FAO Liaison Office in New York

The digital divide risks becoming the ‘New Face of Inequality’


FAO participates in the General Assembly’s High-level Thematic Debate on Digital Cooperation and Connectivity

April 27, New York

The President of the General Assembly, Volkan Bozkir, convened a one-day High-level Thematic Debate on Digital Cooperation and Connectivity on Tuesday, 27 April 2021, in the General Assembly Hall in the United Nations Headquarters. This Thematic Debate focused on “Whole-of-Society Approaches to End the Digital Divide” and highlighted the importance and urgency of political commitment at the highest levels to address the digital divide in support of COVID-19 adaptation, response and recovery efforts, in alignment with the Sustainable Development Goals (SDGs).

The discussion reflected the unparalleled pace of global digitization and drew attention to the widening digital divide which risks becoming the ‘New Face of Inequality’, with almost half of the world’s population still offline.

FAO: bridging the digital divide requires more than just access

Technology can help us address systemic threats such as COVID-19, climate change, biodiversity loss, land degradation and pollution – but only if we build the infrastructure, develop safe, trustworthy and inclusive digital technologies and regulatory framework with this strategic intent. Multilateral and multistakeholder cooperation around a common vision and Action Agenda is key to close the digital divide.

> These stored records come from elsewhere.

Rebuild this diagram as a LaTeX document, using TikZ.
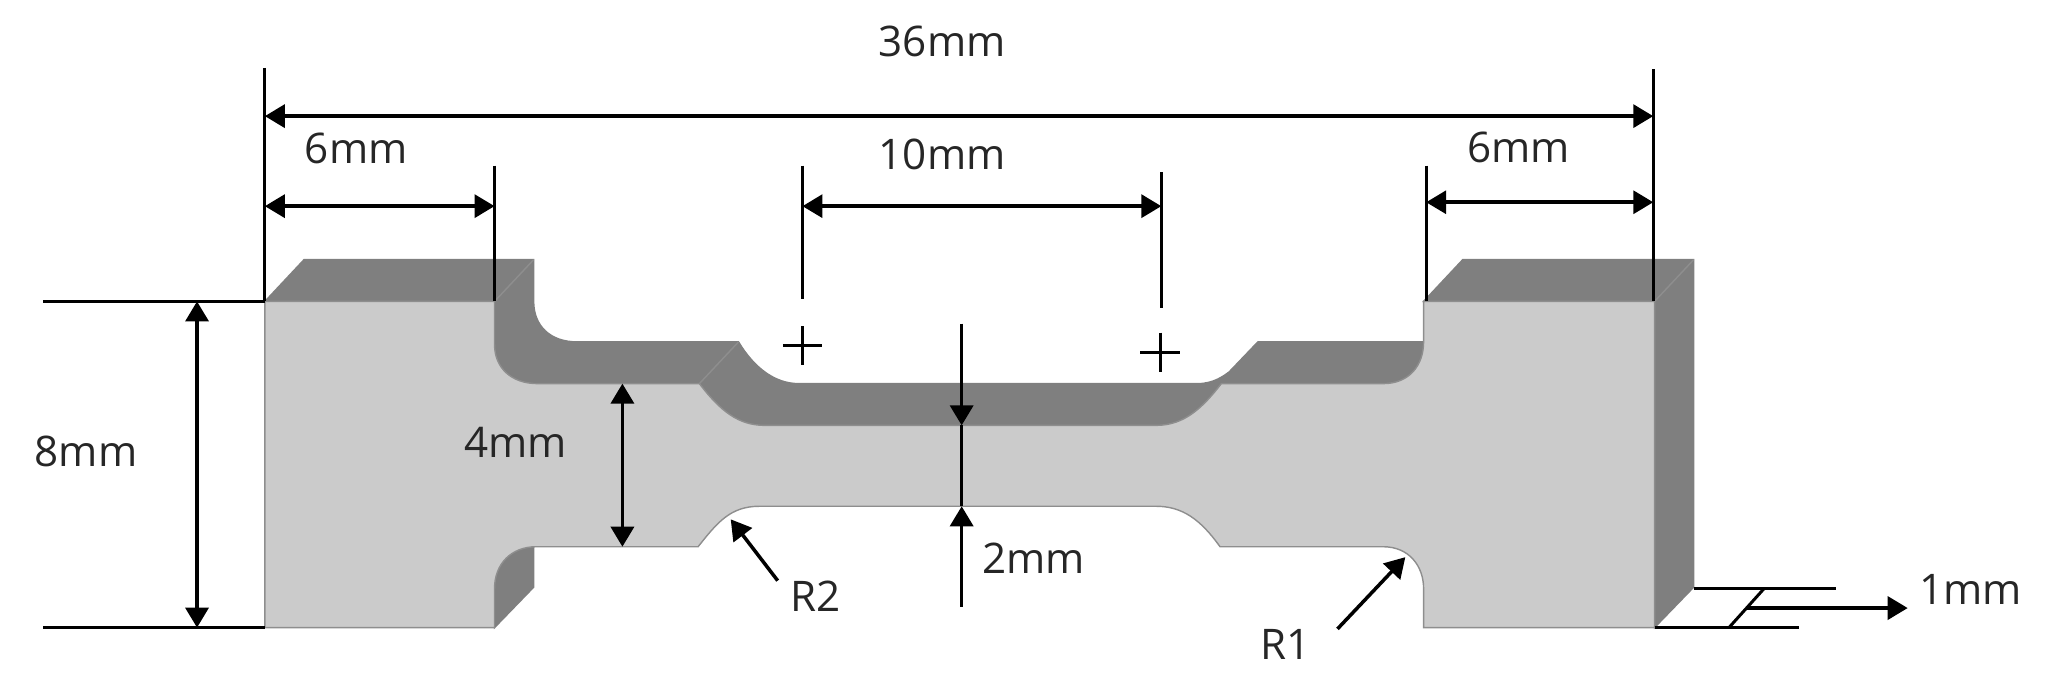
\documentclass[tikz,border=0pt]{standalone}
\usepackage{fontspec}
\setmainfont{Open Sans}
\usetikzlibrary{arrows.meta}
\definecolor{facelight}{HTML}{CBCBCB}
\definecolor{facedark}{HTML}{7F7F7F}
\definecolor{faceedge}{HTML}{8E8E8E}
\tikzset{dim label/.style={font=\fontsize{12}{14}\selectfont, text=black!85, inner sep=0pt},
extension line/.style={draw=black, line width=0.85pt},
dim arrow/.style={draw=black, line width=1pt, -{Triangle[length=2mm,width=2.3mm]}},
dim both/.style={draw=black, line width=1pt, {Triangle[length=2mm,width=2.3mm]}-{Triangle[length=2mm,width=2.3mm]}},
dark face/.style={fill=facedark, draw=facedark, line width=0.4pt},
light face/.style={fill=facelight, draw=faceedge, line width=0.4pt},
}

\begin{document}
\begin{tikzpicture}[x=0.01305cm, y=-0.01305cm]
\useasboundingbox (0,0) rectangle (1568,526);
% extruded side of the specimen
\path [dark face] (203,231) -- (233,199) -- (409,199) -- (409,231) .. controls (409,250) and (422,262) .. (442,262) -- (566,262) .. controls (578,282) and (594,294) .. (612,294) -- (918,294) .. controls (930,294) and (938,288) .. (942,285) -- (964,262) -- (1091,262) -- (1091,340) -- (203,340) -- cycle;
\path [dark face] (1091,231) -- (1121,199) -- (1298,199) -- (1298,450) -- (1268,481) -- (1268,231) -- cycle;
\path [dark face] (379,481) -- (409,450) -- (409,419) -- (379,419) -- cycle;
% front face
\path [light face] (203,231) -- (379,231) -- (379,264) .. controls (379,282) and (392,294) .. (412,294) -- (536,294) .. controls (552,315) and (566,326) .. (586,326) -- (886,326) .. controls (908,326) and (922,312) .. (936,294) -- (1060,294) .. controls (1080,294) and (1091,280) .. (1091,262) -- (1091,231) -- (1268,231) -- (1268,481) -- (1091,481) -- (1091,451) .. controls (1091,434) and (1080,419) .. (1060,419) -- (935,419) .. controls (920,398) and (906,388) .. (886,388) -- (582,388) .. controls (560,388) and (550,400) .. (535,419) -- (411,419) .. controls (392,419) and (379,432) .. (379,451) -- (379,481) -- (203,481) -- cycle;
% creases
\draw [faceedge, line width=0.4pt] (379,231) -- (409,199);
\draw [faceedge, line width=0.4pt] (536,294) -- (566,262);
\draw [faceedge, line width=0.4pt] (1268,231) -- (1298,199);

% end points of the dimension lines
\coordinate (left top) at (203, 52);
\coordinate (left foot) at (203,231);
\coordinate (tab top) at (379,127);
\coordinate (tab foot) at (379,231);
\coordinate (gauge left top) at (615,127);
\coordinate (gauge left foot) at (615,229);
\coordinate (gauge right top) at (890,132);
\coordinate (gauge right foot) at (890,236);
\coordinate (rtab top) at (1093,127);
\coordinate (rtab foot) at (1093,231);
\coordinate (right top) at (1267, 53);
\coordinate (right foot) at (1267,231);
\coordinate (total a) at (203,89);
\coordinate (total b) at (1267,89);
\coordinate (ltab a) at (203,158);
\coordinate (ltab b) at (379,158);
\coordinate (gauge a) at (615,158);
\coordinate (gauge b) at (890,158);
\coordinate (rtab a) at (1093,155);
\coordinate (rtab b) at (1267,155);
\coordinate (high a) at (33,231);
\coordinate (high b) at (33,481);
\coordinate (high c) at (203,481);
\coordinate (height a) at (151,231);
\coordinate (height b) at (151,481);
\coordinate (neck a) at (477,294);
\coordinate (neck b) at (477,419);
\coordinate (thin top) at (737,248);
\coordinate (thin a) at (737,326);
\coordinate (thin b) at (737,388);
\coordinate (thin foot) at (737,465);
\coordinate (rtwo a) at (596,445);
\coordinate (rtwo b) at (560,398);
\coordinate (rone a) at (1025,482);
\coordinate (rone b) at (1077,427);
\coordinate (depth a) at (1298,451);
\coordinate (depth b) at (1407,451);
\coordinate (depth c) at (1268,481);
\coordinate (depth d) at (1379,481);
\coordinate (slash a) at (1325,481);
\coordinate (slash b) at (1352,451);
\coordinate (depth e) at (1339,466);
\coordinate (depth f) at (1462,466);
\coordinate (plus a w) at (600,265);
\coordinate (plus a e) at (630,265);
\coordinate (plus a n) at (615,250);
\coordinate (plus a s) at (615,280);
\coordinate (plus b w) at (874,270);
\coordinate (plus b e) at (904,270);
\coordinate (plus b n) at (889,255);
\coordinate (plus b s) at (889,285);

\draw [extension line] (left top) -- (left foot);
\draw [extension line] (tab top) -- (tab foot);
\draw [extension line] (gauge left top) -- (gauge left foot);
\draw [extension line] (gauge right top) -- (gauge right foot);
\draw [extension line] (rtab top) -- (rtab foot);
\draw [extension line] (right top) -- (right foot);
\draw [extension line] (high a) -- (left foot);
\draw [extension line] (high b) -- (high c);
\draw [extension line] (plus a w) -- (plus a e);
\draw [extension line] (plus a n) -- (plus a s);
\draw [extension line] (plus b w) -- (plus b e);
\draw [extension line] (plus b n) -- (plus b s);
\draw [extension line] (depth a) -- (depth b);
\draw [extension line] (depth c) -- (depth d);
\draw [extension line] (slash a) -- (slash b);

\draw [dim both] (total a) -- (total b);
\draw [dim both] (ltab a) -- (ltab b);
\draw [dim both] (gauge a) -- (gauge b);
\draw [dim both] (rtab a) -- (rtab b);
\draw [dim both] (height a) -- (height b);
\draw [dim both] (neck a) -- (neck b);
\draw [dim arrow] (thin top) -- (thin a);
\draw [draw=black, line width=1pt] (thin a) -- (thin b);
\draw [dim arrow] (thin foot) -- (thin b);
\draw [dim arrow] (rtwo a) -- (rtwo b);
\draw [dim arrow] (rone a) -- (rone b);
\draw [dim arrow] (depth e) -- (depth f);

\node [dim label] (total label) at (722, 32) {36mm};
\node [dim label] (ltab label) at (273,114) {6mm};
\node [dim label] (gauge label) at (722,118) {10mm};
\node [dim label] (rtab label) at (1164,113) {6mm};
\node [dim label] (height label) at (66,346) {8mm};
\node [dim label] (neck label) at (395,339) {4mm};
\node [dim label] (thin label) at (792,428) {2mm};
\node [dim label] (rtwo label) at (625,457) {R2};
\node [dim label] (rone label) at (985,494) {R1};
\node [dim label] (depth label) at (1510,452) {1mm};
\end{tikzpicture}
\end{document}
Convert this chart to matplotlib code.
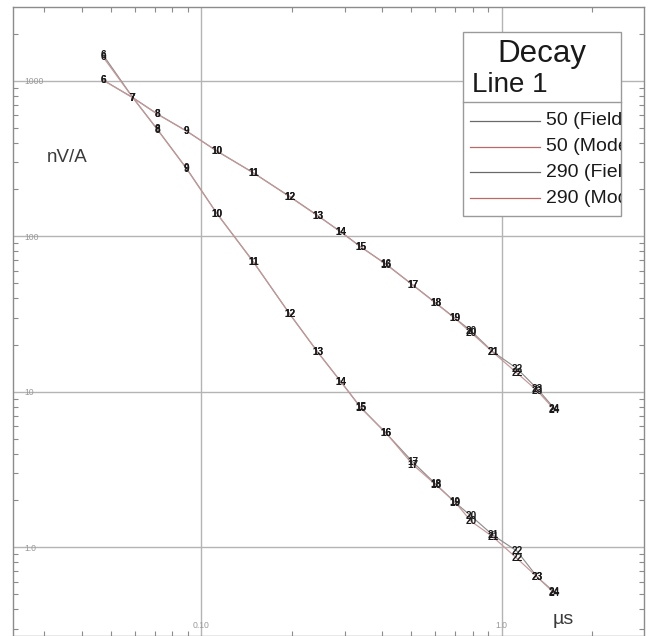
import matplotlib
matplotlib.use("Agg")
import matplotlib.pyplot as plt
from matplotlib.ticker import FixedLocator, FixedFormatter, LogLocator, NullFormatter
from matplotlib.patches import Rectangle
from matplotlib.lines import Line2D

plt.rcParams['font.family'] = ['Liberation Sans', 'DejaVu Sans']

# ---------------- data ----------------
gates = [6, 7, 8, 9, 10, 11, 12, 13, 14, 15, 16, 17, 18, 19, 20, 21, 22, 23, 24]
times_us = [0.0471, 0.0592, 0.0714, 0.0893, 0.1127, 0.1489, 0.1971, 0.2446, 0.2926,
            0.3393, 0.4129, 0.5061, 0.6022, 0.6999, 0.7910, 0.9334, 1.125, 1.317, 1.497]

field_50 = [1465, 778, 487, 273, 140, 68.5, 31.6, 17.9, 11.5, 7.94, 5.40, 3.53, 2.56,
            1.94, 1.59, 1.20, 0.945, 0.64, 0.515]
model_50 = [1420, 776, 485, 272, 140, 68.8, 31.5, 17.9, 11.5, 7.90, 5.40, 3.40, 2.53,
            1.95, 1.47, 1.17, 0.848, 0.64, 0.508]
field_290 = [1010, 778, 611, 475, 353, 256, 180, 135.5, 106, 85.6, 66.0, 48.6, 37.4,
             29.7, 24.6, 18.1, 14.1, 10.4, 7.80]
model_290 = [1008, 776, 610, 474, 353, 256, 179, 135.0, 106, 85.4, 65.8, 48.5, 37.2,
             29.6, 24.0, 18.0, 13.2, 10.1, 7.68]

series_labels = ["50 (Field)", "50 (Model)", "290 (Field)", "290 (Model)"]
x_tick_values = [0.1, 1.0]
x_tick_labels = ["0.10", "1.0"]
y_tick_values = [1.0, 10, 100, 1000]
y_tick_labels = ["1.0", "10", "100", "1000"]
legend_title = "Decay"
legend_subtitle = "Line 1"
x_label = "\u00b5s"
y_label = "nV/A"

# ---------------- styles ----------------
FIELD_COLOR = "#8e8e8e"
MODEL_COLOR = "#c89696"
LEGEND_FIELD_COLOR = "#6a6a6a"
LEGEND_MODEL_COLOR = "#b86a6a"
series = [
    (field_50, FIELD_COLOR, LEGEND_FIELD_COLOR),
    (model_50, MODEL_COLOR, LEGEND_MODEL_COLOR),
    (field_290, FIELD_COLOR, LEGEND_FIELD_COLOR),
    (model_290, MODEL_COLOR, LEGEND_MODEL_COLOR),
]

W, H = 648, 636
fig = plt.figure(figsize=(W / 100, H / 100), dpi=100)
fig.patch.set_facecolor("white")
ax = fig.add_axes([13 / W, 0.0, 631 / W, 628.7 / H])
ax.set_xscale("log")
ax.set_yscale("log")
ax.set_xlim(0.02361, 2.977)
ax.set_ylim(0.269, 2965)

for vals, col, _ in series:
    ax.plot(times_us, vals, color=col, lw=0.85, zorder=2)
for vals, col, _ in series:
    for t, v, g in zip(times_us, vals, gates):
        ax.text(t, v, str(g), ha="center", va="center", fontsize=7.2,
                fontweight="bold", color="#1a1a1a", zorder=3)

# ---------------- axes styling ----------------
ax.set_axisbelow(True)
ax.grid(which="major", color="#b4b4b4", lw=1.0)
for sp in ax.spines.values():
    sp.set_color("#8c8c8c")
    sp.set_linewidth(1.0)

ax.xaxis.set_major_locator(FixedLocator(x_tick_values))
ax.xaxis.set_major_formatter(FixedFormatter(x_tick_labels))
ax.yaxis.set_major_locator(FixedLocator(y_tick_values))
ax.yaxis.set_major_formatter(FixedFormatter(y_tick_labels))
ax.xaxis.set_minor_locator(LogLocator(base=10, subs=range(2, 10), numticks=20))
ax.yaxis.set_minor_locator(LogLocator(base=10, subs=range(2, 10), numticks=20))
ax.xaxis.set_minor_formatter(NullFormatter())
ax.yaxis.set_minor_formatter(NullFormatter())

ax.tick_params(which="both", direction="in", top=True, right=True,
               color="#8c8c8c", labelcolor="#999999", labelsize=6.2)
ax.tick_params(which="minor", length=3.6, width=0.8)
ax.tick_params(which="major", length=0)
ax.tick_params(axis="y", which="major", pad=-8.4)
ax.tick_params(axis="x", which="major", pad=-7.9)
for lab in ax.get_yticklabels():
    lab.set_horizontalalignment("left")
for lab in ax.get_xticklabels():
    lab.set_verticalalignment("center")

ax.set_ylabel(y_label, rotation=0, fontsize=13.5, color="#3a3a3a",
              ha="center", va="center")
ax.yaxis.set_label_coords((67 - 13) / 631, (636 - 158) / 628.7)
ax.set_xlabel(x_label, fontsize=14, color="#3a3a3a", ha="center", va="center")
ax.xaxis.set_label_coords((563 - 13) / 631, (636 - 620) / 628.7)

# ---------------- legend box ----------------
def fx(px):
    return px / W


def fy(py):
    return 1 - py / H


bx0, bx1, by0, by1 = 462.7, 621.0, 32.3, 215.7
box = Rectangle((fx(bx0), fy(by1)), fx(bx1) - fx(bx0), fy(by0) - fy(by1),
                transform=fig.transFigure, facecolor="white",
                edgecolor="#9a9a9a", lw=1.0, zorder=5)
fig.add_artist(box)
fig.add_artist(Line2D([fx(bx0), fx(bx1)], [fy(102.3), fy(102.3)],
                      transform=fig.transFigure, color="#9a9a9a", lw=1.0, zorder=6))
fig.text(fx(541.7), fy(61.7), legend_title, ha="center", va="baseline",
         fontsize=22.5, color="#1a1a1a", zorder=6)
fig.text(fx(471.7), fy(92.3), legend_subtitle, ha="left", va="baseline",
         fontsize=20, color="#1a1a1a", zorder=6)

entry_y = [120.7, 146.6, 172.4, 198.3]
for (vals, col, lcol), lab, ey in zip(series, series_labels, entry_y):
    fig.add_artist(Line2D([fx(470), fx(540)], [fy(ey), fy(ey)],
                          transform=fig.transFigure, color=lcol, lw=0.9, zorder=6))
    t = fig.text(fx(546), fy(ey), lab, ha="left", va="center", fontsize=14,
                 color="#1a1a1a", zorder=6)
    t.set_clip_path(box)

fig.savefig("out.png", dpi=100, facecolor="white")
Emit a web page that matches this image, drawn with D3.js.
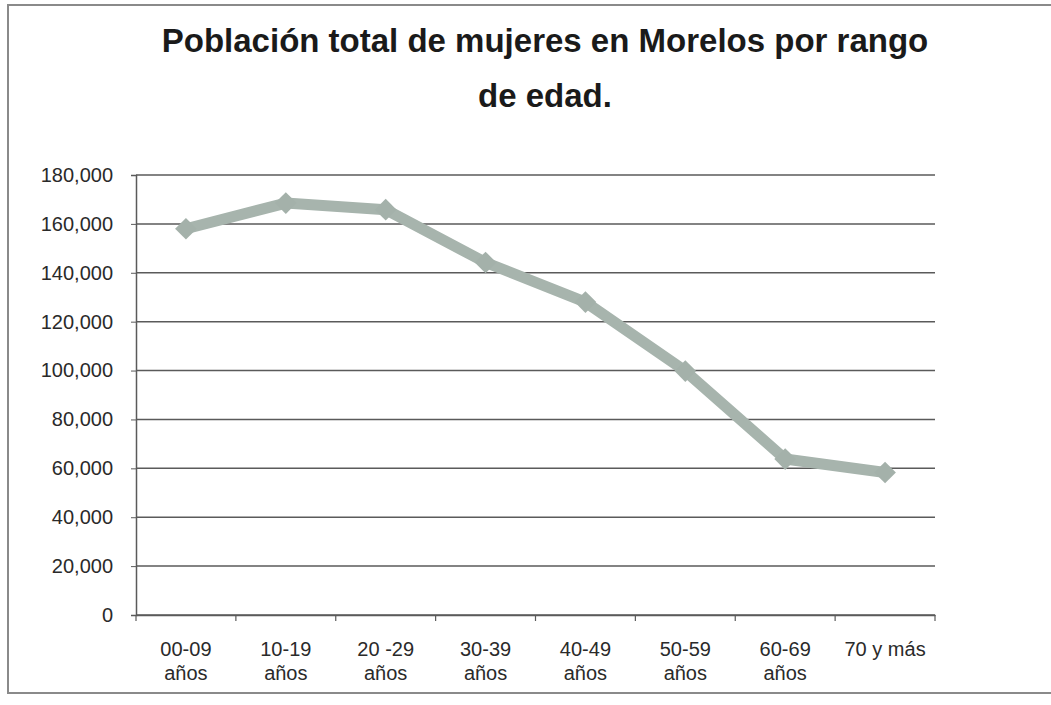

Data, digital technologies and related innovations are sweeping the planet at an exponential rate with the potential to unleash major structural transformations in the global economy. Speaking in the “Greening the Digital Future: Local, Regional and Multilateral Partnership” Panel,FAO Chief Economist, Maximo Torero, underlined that we need to connect the unconnected, but we must do so sustainably. The digital divide is not only about access but also about content and capabilities. We need to work to increase digital literacy and develop the capacity for innovative solutions. Closing the digital divide requires investment, but it must be inclusive. Simply introducing technologies is not enough to generate results. Social, economic and policy systems will need to provide the basic conditions and enablers for digital transformation.

Maximo Torero also noted that digital technologies can help us increase efficiency and productivity in agriculture and can help us use our natural resources better. In the context of the Sustainable Development Goals, digital agriculture has the potential to deliver economic benefits through increased agricultural productivity, cost efficiency and market opportunities. It can also generate social and cultural benefits through increased communication and inclusivity and environmental benefits through optimized resource use as well as adaptation to climate change. Digital technologies can help us monitor agricultural activities, help us identify and understand problems, and help us to come up with viable and innovative solutions.

Maximo Torero was joined on the panel by Damilola Ogunbiyi, CEO, Sustainable Energy for All (SEforALL); Luis Neves, Executive Director, Global Enabling Sustainability Initiative; Eliane Ubalijoro, Executive Director, Sustainability in the Digital Age; Fred Onduri Machulu, Coordinator on technology transfer, LDC Group on Climate Change; and Rose Mwebaza, Director, UN Climate Technology Center and Network (Moderator).